Thursday, September 6, 2012

Wanting to Go Home, When You Are Already There

My recent romance blunder has left me in somewhat reflective mood.  When I wasn't crying, feeling old and miserable and sorry for myself,  I have thought so much about leaving here.  I always promised myself after my last divorce that I would live in the present not looking to the future and wondering.  Not looking to the past and hitting myself over the head with former wedding china, old love letters and an empty bank account.  For some reason though during the last year or so I have only looked forward or back.  Few moments spent in the here, few feelings of the now. I think the isolation I felt has been of my own making.  I have not been as close to those I love here ( or even other places) as I could have been.  Instead I have pulled back from them.  Looking at them as I have the mountains.
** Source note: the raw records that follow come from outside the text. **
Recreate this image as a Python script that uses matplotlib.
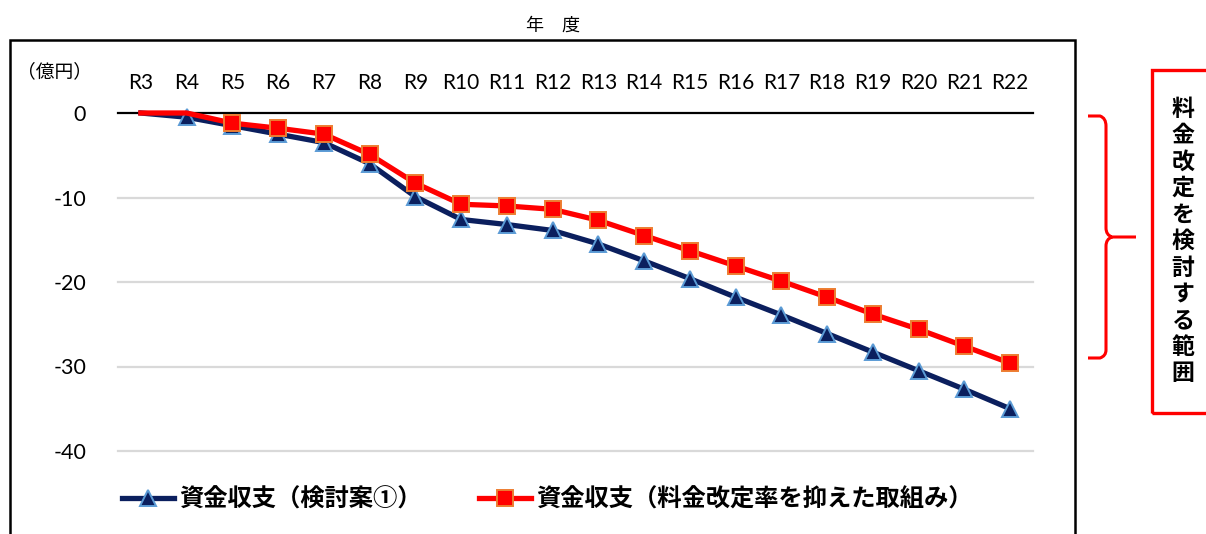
import matplotlib
matplotlib.use("Agg")
import matplotlib.pyplot as plt
from matplotlib.path import Path
from matplotlib.patches import PathPatch, Rectangle
from matplotlib.lines import Line2D

plt.rcParams['font.family'] = ['Lato', 'Noto Sans CJK JP', 'DejaVu Sans']

# Fiscal years (Reiwa)
years = ['R3', 'R4', 'R5', 'R6', 'R7', 'R8', 'R9', 'R10', 'R11', 'R12', 'R13',
         'R14', 'R15', 'R16', 'R17', 'R18', 'R19', 'R20', 'R21', 'R22']

# Cumulative cash balance, 100 million yen
plan1 = [0, -0.5, -1.5, -2.5, -3.5, -6.0, -9.9, -12.6, -13.2, -13.9, -15.5,
         -17.5, -19.6, -21.8, -23.9, -26.1, -28.3, -30.5, -32.7, -35.0]
restrained = [0, 0, -1.2, -1.8, -2.5, -4.9, -8.3, -10.8, -11.0, -11.4, -12.7,
              -14.5, -16.3, -18.1, -19.9, -21.8, -23.8, -25.6, -27.6, -29.6]

y_ticks = [0, -10, -20, -30, -40]
label_plan1 = '資金収支（検討案①）'
label_restrained = '資金収支（料金改定率を抑えた取組み）'

W, H = 1206, 534
fig = plt.figure(figsize=(W / 100, H / 100), dpi=100)


def fx(x):
    return x / W


def fy(y):
    return 1 - y / H


ax = fig.add_axes([fx(118), fy(451), fx(1033) - fx(118), fy(113) - fy(451)])
ax.set_xlim(-0.5, len(years) - 0.5)
ax.set_ylim(-40, 0)
for s in ax.spines.values():
    s.set_visible(False)

for v in y_ticks[1:]:
    ax.axhline(v, color='#d9d9d9', lw=1.6, zorder=0, clip_on=False)
ax.axhline(0, color='black', lw=1.6, zorder=1, clip_on=False)

x = list(range(len(years)))
ax.plot(x, plan1, color='#0b1f5e', lw=3.8, marker='^', ms=12,
        markerfacecolor='#0b1f5e', markeredgecolor='#5b9bd5', markeredgewidth=1.4,
        markevery=list(range(1, len(years))), clip_on=False, zorder=3)
ax.plot(x, restrained, color='#ff0000', lw=3.8, marker='s', ms=11,
        markerfacecolor='#ff0000', markeredgecolor='#ed7d31', markeredgewidth=1.4,
        markevery=list(range(2, len(years))), clip_on=False, zorder=4)

ax.xaxis.tick_top()
ax.set_xticks(x)
ax.set_xticklabels(years, fontsize=15)
ax.tick_params(axis='x', length=0, pad=14.5)
ax.set_yticks(y_ticks)
ax.set_yticklabels([str(v) for v in y_ticks], fontsize=15.5)
ax.tick_params(axis='y', length=0, pad=23)

# Outer frame of the chart
frame = Rectangle((fx(10), fy(560)), fx(1075) - fx(10), fy(40) - fy(560),
                  transform=fig.transFigure, fill=False, edgecolor='black', lw=1.8)
fig.add_artist(frame)

fig.text(fx(553), fy(26), '年　度', ha='center', va='center', fontsize=13,
         family=['Noto Sans CJK JP'])
fig.text(fx(55), fy(72), '（億円）', ha='center', va='center', fontsize=13.5,
         family=['Noto Sans CJK JP'])

# Legend
h1 = Line2D([], [], color='#0b1f5e', lw=3.8, marker='^', ms=12,
            markerfacecolor='#0b1f5e', markeredgecolor='#5b9bd5', markeredgewidth=1.4)
h2 = Line2D([], [], color='#ff0000', lw=3.8, marker='s', ms=11,
            markerfacecolor='#ff0000', markeredgecolor='#ed7d31', markeredgewidth=1.4)
fig.legend([h1, h2], [label_plan1, label_restrained], ncol=2, frameon=False,
           loc='center left', bbox_to_anchor=(fx(122), fy(500)),
           borderpad=0, borderaxespad=0, handlelength=2.15, handletextpad=0.2,
           columnspacing=2.35, numpoints=1,
           prop={'family': ['Noto Sans CJK JP'], 'weight': 'bold', 'size': 17.5})

# Brace marking the range under review
verts = [
    (1088, 116), (1100, 116), (1106, 118), (1106, 126),
    (1106, 228), (1106, 235), (1112, 237), (1136, 237),
    (1112, 237), (1106, 239), (1106, 246),
    (1106, 350), (1106, 356), (1100, 358), (1088, 358),
]
codes = [Path.MOVETO, Path.LINETO, Path.CURVE3, Path.CURVE3,
         Path.LINETO, Path.CURVE3, Path.CURVE3, Path.LINETO,
         Path.MOVETO, Path.CURVE3, Path.CURVE3,
         Path.LINETO, Path.CURVE3, Path.CURVE3, Path.LINETO]
brace = Path([(fx(a), fy(b)) for a, b in verts], codes)
fig.add_artist(PathPatch(brace, transform=fig.transFigure, fill=False,
                         edgecolor='#ff0000', lw=2.2, capstyle='butt'))

box = Rectangle((fx(1152), fy(413)), fx(1230) - fx(1152), fy(70) - fy(413),
                transform=fig.transFigure, fill=False, edgecolor='#ff0000', lw=2.4)
fig.add_artist(box)

note = '料金改定を検討する範囲'
top_c, bot_c = 109, 374
step = (bot_c - top_c) / (len(note) - 1)
for i, ch in enumerate(note):
    fig.text(fx(1183), fy(top_c + i * step), ch, ha='center', va='center',
             fontsize=16.5, fontweight='bold', family=['Noto Sans CJK JP'])

fig.savefig('out.png', dpi=100)
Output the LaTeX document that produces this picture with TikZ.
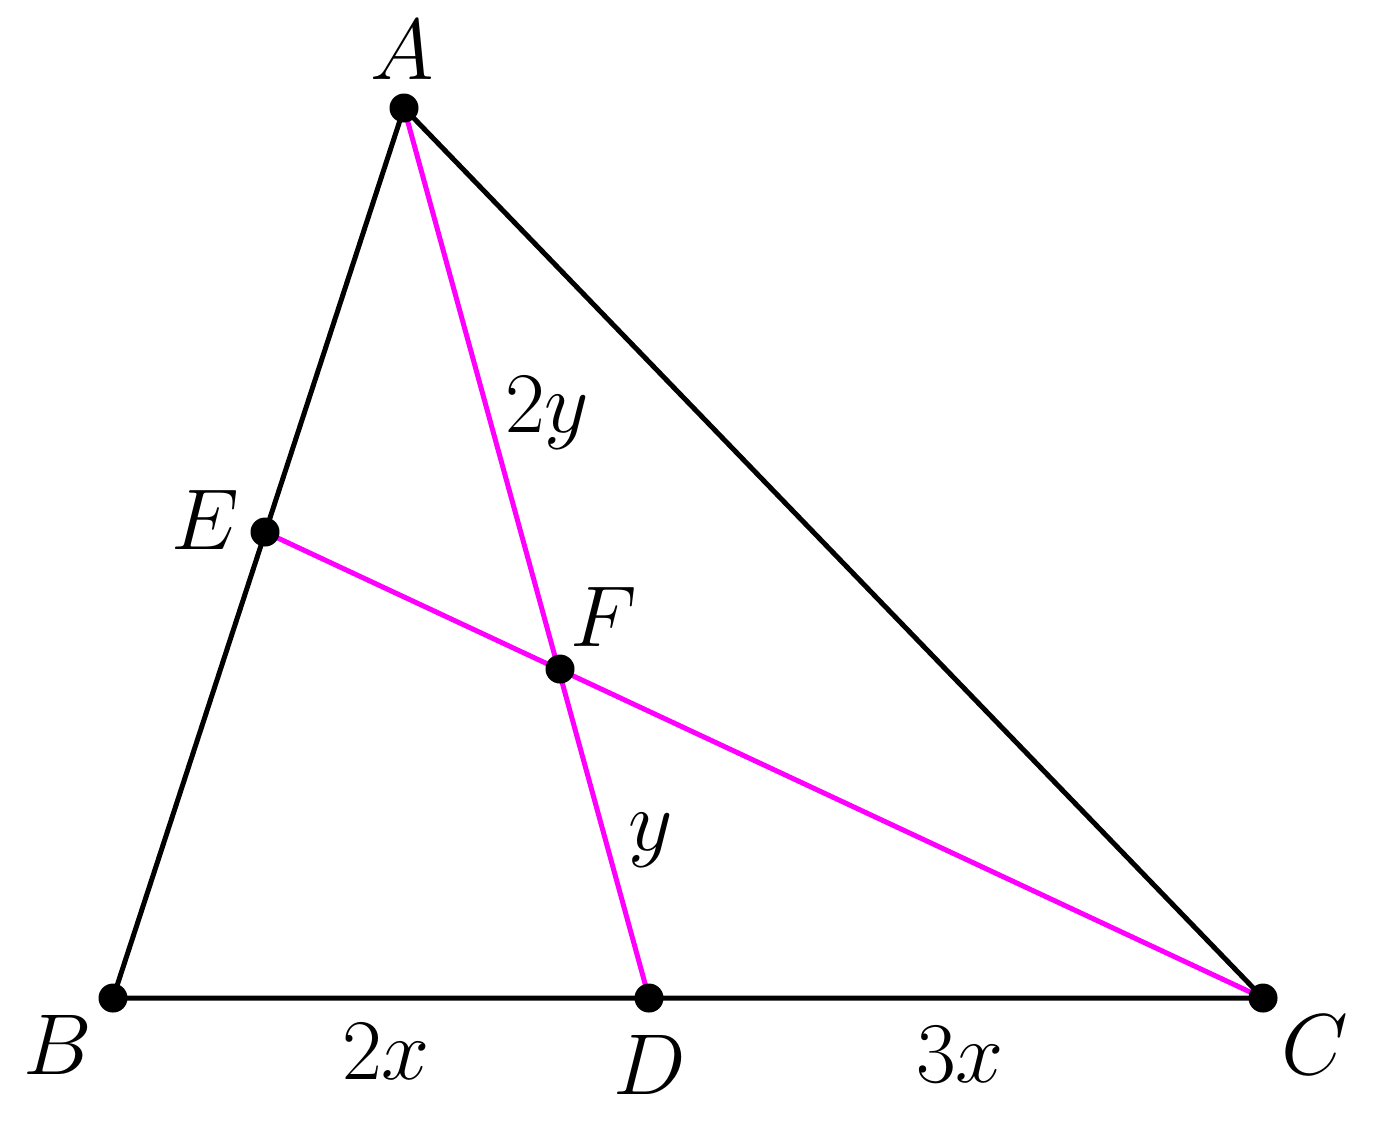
\documentclass[tikz,border=0pt]{standalone}
\definecolor{mag}{RGB}{255,0,255}
\begin{document}
\begin{tikzpicture}[x=0.2pt,y=-0.2pt,
  seg/.style={line width=1pt,black},
  ceva/.style={line width=1pt,mag},
  dot/.style={circle,fill=black,inner sep=0pt,minimum size=5.8pt},
  lbl/.style={font=\fontsize{16.5}{19}\selectfont}]
\useasboundingbox (0,0) rectangle (1382,1138);
\coordinate (A) at (404,108);
\coordinate (B) at (113,998);
\coordinate (C) at (1263,998);
\coordinate (D) at (649,998);
\coordinate (E) at (265,532);
\coordinate (F) at (560,669);
\draw[seg] (A) -- (B) -- (C) -- cycle;
\draw[ceva] (A) -- (D);
\draw[ceva] (E) -- (C);
\foreach \p in {A,B,C,D,E,F} \node[dot] (d\p) at (\p) {};
\node[lbl] (lA) at (402,50) {$A$};
\node[lbl] (lB) at (58,1045) {$B$};
\node[lbl] (lC) at (1315,1045) {$C$};
\node[lbl] (lD) at (650,1065) {$D$};
\node[lbl] (lE) at (205,520) {$E$};
\node[lbl] (lF) at (604,617) {$F$};
\node[lbl] (l2y) at (547,413) {$2y$};
\node[lbl] (ly) at (651,840) {$y$};
\node[lbl] (l2x) at (386,1052) {$2x$};
\node[lbl] (l3x) at (960,1055) {$3x$};
\end{tikzpicture}
\end{document}
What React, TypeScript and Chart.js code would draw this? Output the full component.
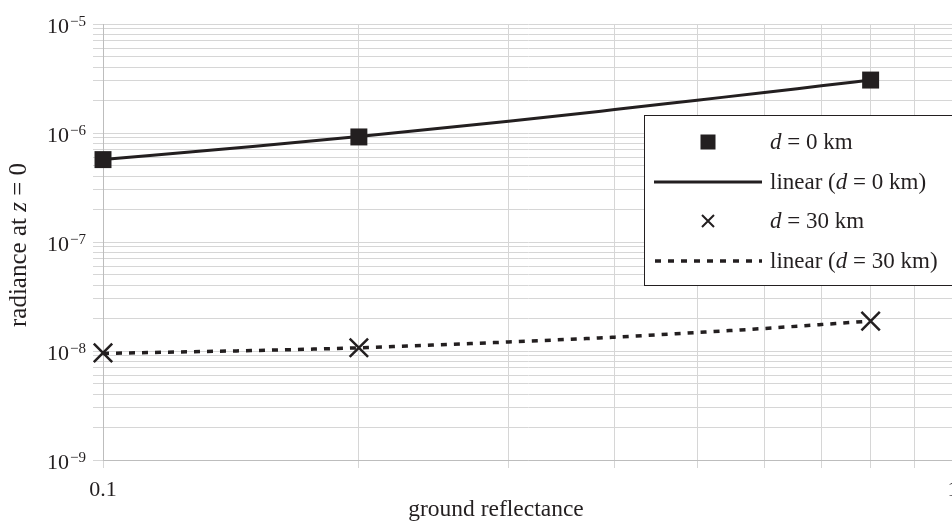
import React, { useEffect, useRef } from 'react';
import { Chart, registerables } from 'chart.js';

Chart.register(...registerables);

// ---- data ----
const xReflectance = [0.1, 0.2, 0.8];
const radianceD0 = [5.7e-7, 9.2e-7, 3.06e-6];
const radianceD30 = [9.6e-9, 1.07e-8, 1.88e-8];
const trendX = [0.1, 0.15, 0.2, 0.3, 0.4, 0.5, 0.6, 0.7, 0.8];
const trendD0 = [5.7e-7, 7.5e-7, 9.3e-7, 1.28e-6, 1.64e-6, 2.0e-6, 2.35e-6, 2.71e-6, 3.06e-6];
const trendD30 = [9.5e-9, 1.01e-8, 1.07e-8, 1.21e-8, 1.34e-8, 1.48e-8, 1.61e-8, 1.75e-8, 1.88e-8];
const yMajorExponents = [-9, -8, -7, -6, -5];
const yExponentLabels = ['\u22129', '\u22128', '\u22127', '\u22126', '\u22125'];
const gridMantissas = [1, 2, 3, 4, 5, 6, 7, 8, 9];
const xGridTicks = [0.1, 0.2, 0.3, 0.4, 0.5, 0.6, 0.7, 0.8, 0.9, 1];
const xLabeledTicks = [0.1, 1];
const xTickText = ['0.1', '1'];

type Seg = { t: string; i?: boolean };
const legendTexts: Seg[][] = [
  [{ t: 'd', i: true }, { t: ' = 0 km' }],
  [{ t: 'linear (' }, { t: 'd', i: true }, { t: ' = 0 km)' }],
  [{ t: 'd', i: true }, { t: ' = 30 km' }],
  [{ t: 'linear (' }, { t: 'd', i: true }, { t: ' = 30 km)' }],
];
const yTitle: Seg[] = [{ t: 'radiance at ' }, { t: 'z', i: true }, { t: ' = 0' }];
const xTitle: Seg[] = [{ t: 'ground reflectance' }];

const INK = '#231f20';
const GRID = '#d6d6d6';
const AXIS = '#bdbdbd';
const FAMILY = "'Liberation Serif', 'Times New Roman', 'DejaVu Serif', serif";

function font(size: number, italic?: boolean) {
  return `${italic ? 'italic ' : ''}${size}px ${FAMILY}`;
}

function richWidth(ctx: CanvasRenderingContext2D, segs: Seg[], size: number) {
  let w = 0;
  for (const s of segs) {
    ctx.font = font(size, s.i);
    w += ctx.measureText(s.t).width;
  }
  return w;
}

function drawRich(ctx: CanvasRenderingContext2D, segs: Seg[], x: number, y: number, size: number) {
  let cx = x;
  for (const s of segs) {
    ctx.font = font(size, s.i);
    ctx.fillText(s.t, cx, y);
    cx += ctx.measureText(s.t).width;
  }
}

const overlayPlugin = {
  id: 'overlay',
  afterDraw(chart: any) {
    const ctx: CanvasRenderingContext2D = chart.ctx;
    const ys = chart.scales.y;
    ctx.save();
    ctx.fillStyle = INK;
    ctx.textAlign = 'left';
    ctx.textBaseline = 'alphabetic';

    // y tick labels 10^n
    yMajorExponents.forEach((e, idx) => {
      const py = ys.getPixelForValue(Math.pow(10, e));
      ctx.font = font(22);
      const w1 = ctx.measureText('10').width;
      ctx.font = font(15);
      const w2 = ctx.measureText(yExponentLabels[idx]).width;
      const x0 = 86 - w1 - w2 - 1;
      ctx.font = font(22);
      ctx.fillText('10', x0, py + 9);
      ctx.font = font(15);
      ctx.fillText(yExponentLabels[idx], x0 + w1 + 1, py + 2);
    });

    // y title
    ctx.save();
    ctx.translate(26, 245);
    ctx.rotate(-Math.PI / 2);
    const tw = richWidth(ctx, yTitle, 25);
    drawRich(ctx, yTitle, -tw / 2, 0, 25);
    ctx.restore();

    // x title
    const xw = richWidth(ctx, xTitle, 23.5);
    drawRich(ctx, xTitle, 496 - xw / 2, 516, 23.5);

    // legend
    const bx = 644.5, by = 115.5, bw = 400, bh = 170;
    ctx.fillStyle = '#ffffff';
    ctx.fillRect(bx, by, bw, bh);
    ctx.strokeStyle = INK;
    ctx.lineWidth = 1;
    ctx.strokeRect(bx, by, bw, bh);

    const rows = [142, 182, 221, 261];
    const symX = 708;
    ctx.fillStyle = INK;
    ctx.fillRect(symX - 7.5, rows[0] - 7.5, 15, 15);
    ctx.strokeStyle = INK;
    ctx.lineWidth = 3;
    ctx.beginPath();
    ctx.moveTo(654, rows[1]);
    ctx.lineTo(762, rows[1]);
    ctx.stroke();
    ctx.lineWidth = 2;
    ctx.beginPath();
    ctx.moveTo(symX - 6, rows[2] - 6);
    ctx.lineTo(symX + 6, rows[2] + 6);
    ctx.moveTo(symX + 6, rows[2] - 6);
    ctx.lineTo(symX - 6, rows[2] + 6);
    ctx.stroke();
    ctx.lineWidth = 3.5;
    ctx.setLineDash([6, 7]);
    ctx.beginPath();
    ctx.moveTo(655, rows[3]);
    ctx.lineTo(762, rows[3]);
    ctx.stroke();
    ctx.setLineDash([]);

    ctx.fillStyle = INK;
    legendTexts.forEach((segs, i) => {
      drawRich(ctx, segs, 770, rows[i] + 7, 23);
    });
    ctx.restore();
  },
};

export default function App() {
  const canvasRef = useRef<HTMLCanvasElement | null>(null);

  useEffect(() => {
    const canvas = canvasRef.current;
    if (!canvas) return;
    const pts = (xs: number[], ys: number[]) => xs.map((x, i) => ({ x, y: ys[i] }));
    const yGridTicks: number[] = [];
    yMajorExponents.forEach((e) => {
      gridMantissas.forEach((m) => {
        const v = m * Math.pow(10, e);
        if (v <= 1.0000001e-5) yGridTicks.push(v);
      });
    });

    const chart = new Chart(canvas, {
      type: 'scatter',
      data: {
        datasets: [
          {
            label: 'd = 0 km',
            data: pts(xReflectance, radianceD0),
            pointStyle: 'rect',
            pointRadius: 12,
            pointHoverRadius: 12,
            backgroundColor: INK,
            borderColor: INK,
            pointBorderWidth: 0,
            showLine: false,
            clip: false,
          },
          {
            label: 'd = 30 km',
            data: pts(xReflectance, radianceD30),
            pointStyle: 'crossRot',
            pointRadius: 13,
            pointHoverRadius: 13,
            borderColor: INK,
            backgroundColor: INK,
            pointBorderWidth: 2.5,
            showLine: false,
            clip: false,
          },
          {
            label: 'linear (d = 0 km)',
            data: pts(trendX, trendD0),
            showLine: true,
            borderColor: INK,
            borderWidth: 3,
            pointRadius: 0,
            cubicInterpolationMode: 'monotone',
            clip: false,
          },
          {
            label: 'linear (d = 30 km)',
            data: pts(trendX, trendD30),
            showLine: true,
            borderColor: INK,
            borderWidth: 3.5,
            borderDash: [6, 7],
            pointRadius: 0,
            cubicInterpolationMode: 'monotone',
            clip: false,
          },
        ],
      },
      options: {
        animation: false,
        responsive: false,
        devicePixelRatio: 1,
        events: [],
        layout: { padding: { left: 0, top: 24, right: 27, bottom: 0 } },
        plugins: {
          legend: { display: false },
          tooltip: { enabled: false },
          title: { display: false },
        },
        scales: {
          x: {
            type: 'logarithmic',
            min: 0.1,
            max: 1,
            grid: { color: GRID, lineWidth: 1, drawTicks: true, tickLength: 8, tickColor: GRID },
            border: { color: AXIS, width: 1 },
            ticks: {
              autoSkip: false,
              maxRotation: 0,
              padding: 9,
              color: INK,
              font: { family: FAMILY, size: 22 },
              callback: (v: any) => {
                const idx = xLabeledTicks.findIndex((t) => Math.abs(t - Number(v)) < 1e-9);
                return idx >= 0 ? xTickText[idx] : '';
              },
            },
            afterBuildTicks: (scale: any) => {
              scale.ticks = xGridTicks.map((v) => ({ value: v }));
            },
            afterFit: (scale: any) => {
              scale.height = 62;
            },
          },
          y: {
            type: 'logarithmic',
            min: 1e-9,
            max: 1e-5,
            grid: { color: GRID, lineWidth: 1, drawTicks: true, tickLength: 10, tickColor: GRID },
            border: { color: AXIS, width: 1 },
            ticks: { display: false, autoSkip: false },
            afterBuildTicks: (scale: any) => {
              scale.ticks = yGridTicks.map((v) => ({ value: v }));
            },
            afterFit: (scale: any) => {
              scale.width = 103;
            },
          },
        },
      },
      plugins: [overlayPlugin],
    } as any);

    return () => chart.destroy();
  }, []);

  return (
    <div style={{ position: 'fixed', left: 0, top: 0, width: 952, height: 522, overflow: 'hidden', background: '#fff' }}>
      <canvas ref={canvasRef} width={980} height={522} style={{ display: 'block', width: 980, height: 522 }} />
    </div>
  );
}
Loving them but not touching them or allowing them to touch me.  I have worked, worked, worked out and worried. The mountains of Jasper are dark blue and green and they welcome you with a quietness that is found so rarely in our world. On the dam at the lake, you see the colors of the hills, the shadows of the clouds reflected and you feel the breeze brushing your hair and passing softly on your cheek.   You can sit and swing and never hear another sound except the wind and the birds.  You can walk the trails and see the deer. Rather than run, they stand at attention and salute you and watch you pass, with no fear of you as in other places. You can see the bear, the turkey.  As much at home with you as you want to become with them.  The small cub above watched me with a calm composure because she found me in her home, my yard. You can not help but see in this beautiful place all the promises of happiness, something that I have so easily ignored. Finding instead, that you can long for something else, when really all around you is everything you need.  Maybe that was the lesson I learned.  To value what I have, when I have it, for however long I have it. What I have is now.  I am going to do a better job of holding it in my arms.